The Attorney General replied, contending for the propriety of the indictment, that there was a law common to every country, and though emus might not have been protected by English Common Law, yet here there was vested in them a certain right of property, which should make the possession as sacred as of any other.

Mr. Justice Forbes said that his learned brother, Dowling, and he were both of opinion that the indictment should hold good, as coming within the meaning and intention, though not the strict letter of the Common Law.  Therefore the Court, considering it a felony to steal a tame emu, sentenced the prisoner to be worked in irons on the public roads for twelve calendar months.[6 ]



[1 ] Justice Dowling recorded this case as follows (Dowling, Select Cases, Vol. 2, Archives Office of N.S.W., 2/3462, p. 275):

"To steal a live tame Emu though feræ natura is Larceny at Common Law

"Friday 26 February 1830

"Rex v John Lee

"Indicted for stealing at Sydney on the 13th of February 1829 Two Emus of the value of £10 the property of Joseph Thomson.
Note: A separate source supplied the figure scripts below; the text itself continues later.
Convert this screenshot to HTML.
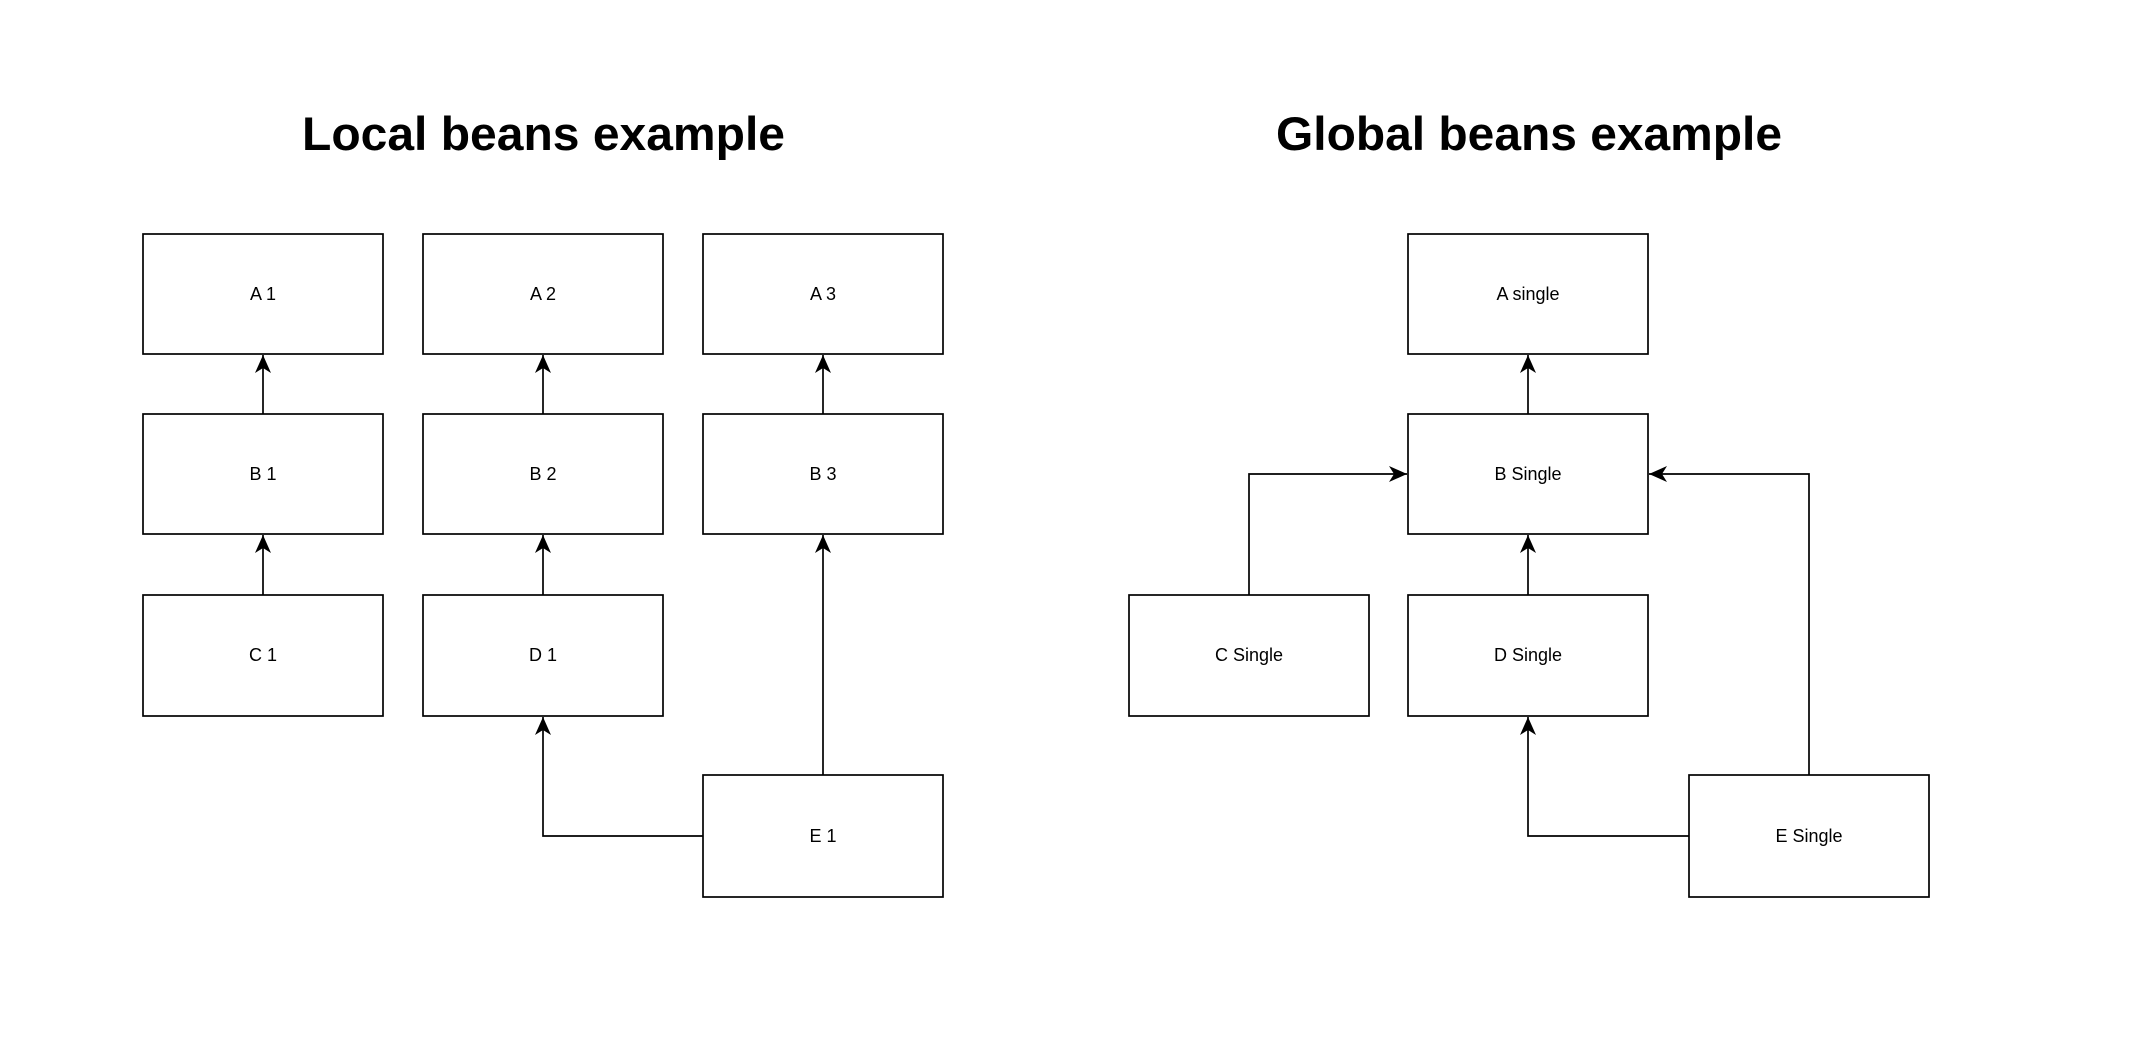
<!DOCTYPE html>
<html><head><meta charset="utf-8"><style>
html,body{margin:0;padding:0;background:#fff;}
svg{display:block;}
text{font-family:"Liberation Sans",Arial,sans-serif;fill:#000;}
.t{font-size:18px;text-anchor:middle;dominant-baseline:central;}
.h{font-size:47px;font-weight:bold;}
rect{fill:#fff;stroke:#000;stroke-width:1.7;}
path.l{fill:none;stroke:#000;stroke-width:1.7;}
</style></head><body>
<svg width="2136" height="1050" viewBox="0 0 2136 1050" xmlns="http://www.w3.org/2000/svg">
<defs>
<marker id="ar" viewBox="0 0 20 20" refX="18" refY="10" markerWidth="20" markerHeight="20" markerUnits="userSpaceOnUse" orient="auto">
<path d="M0,2 L18,10 L0,18 L5,10 Z" fill="#000"/>
</marker>
</defs>
<text class="h" x="302" y="150" textLength="483" lengthAdjust="spacingAndGlyphs">Local beans example</text>
<text class="h" x="1276" y="150" textLength="506" lengthAdjust="spacingAndGlyphs">Global beans example</text>

<!-- Local -->
<rect x="143" y="234" width="240" height="120"/><text class="t" x="263" y="294">A 1</text>
<rect x="423" y="234" width="240" height="120"/><text class="t" x="543" y="294">A 2</text>
<rect x="703" y="234" width="240" height="120"/><text class="t" x="823" y="294">A 3</text>
<rect x="143" y="414" width="240" height="120"/><text class="t" x="263" y="474">B 1</text>
<rect x="423" y="414" width="240" height="120"/><text class="t" x="543" y="474">B 2</text>
<rect x="703" y="414" width="240" height="120"/><text class="t" x="823" y="474">B 3</text>
<rect x="143" y="595" width="240" height="121"/><text class="t" x="263" y="655">C 1</text>
<rect x="423" y="595" width="240" height="121"/><text class="t" x="543" y="655">D 1</text>
<rect x="703" y="775" width="240" height="122"/><text class="t" x="823" y="836">E 1</text>

<path class="l" d="M263,414 V355" marker-end="url(#ar)"/>
<path class="l" d="M543,414 V355" marker-end="url(#ar)"/>
<path class="l" d="M823,414 V355" marker-end="url(#ar)"/>
<path class="l" d="M263,595 V535" marker-end="url(#ar)"/>
<path class="l" d="M543,595 V535" marker-end="url(#ar)"/>
<path class="l" d="M823,775 V535" marker-end="url(#ar)"/>
<path class="l" d="M703,836 H543 V717" marker-end="url(#ar)"/>

<!-- Global -->
<rect x="1408" y="234" width="240" height="120"/><text class="t" x="1528" y="294">A single</text>
<rect x="1408" y="414" width="240" height="120"/><text class="t" x="1528" y="474">B Single</text>
<rect x="1129" y="595" width="240" height="121"/><text class="t" x="1249" y="655">C Single</text>
<rect x="1408" y="595" width="240" height="121"/><text class="t" x="1528" y="655">D Single</text>
<rect x="1689" y="775" width="240" height="122"/><text class="t" x="1809" y="836">E Single</text>

<path class="l" d="M1528,414 V355" marker-end="url(#ar)"/>
<path class="l" d="M1528,595 V535" marker-end="url(#ar)"/>
<path class="l" d="M1249,595 V474 H1407" marker-end="url(#ar)"/>
<path class="l" d="M1809,775 V474 H1649" marker-end="url(#ar)"/>
<path class="l" d="M1689,836 H1528 V717" marker-end="url(#ar)"/>
</svg>
</body></html>
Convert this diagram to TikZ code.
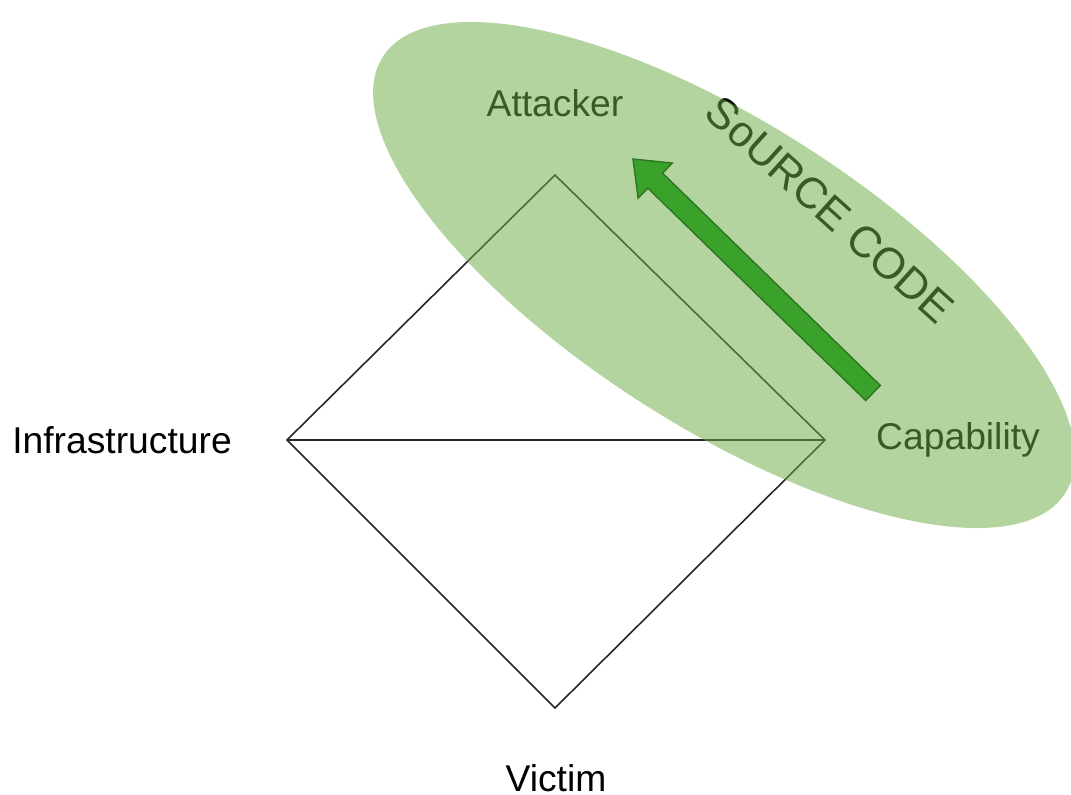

"NG. not described as being tame.

"Forbes CJ. agreed with me that to steal a tame reclaimed Emu, which had been kept for pleasure in an inclosed [sic] fence, and was fit for food, was larceny at Common law."

See also, Sydney Gazette, 27 February 1830.

[2 ] Of wild disposition, animals not normally domesticated.

[3 ] The Australian reported other cases before returning to Lee.

[4 ] The Sydney Gazette, 27 February 1830, reported that one witness, Frederick Whitby, gave evidence that people did not eat emus, but that some people made oil from them.

[5 ] The Sydney Gazette, 27 February 1830, said that Therry referred here to 7 and 8 Geo. 4, a statute which made special provision for deer, "conies" and oysters.  Sections 31 and 32 said that stealing any other animals not the subject of larceny at common law, was an offence punishable only before a magistrate.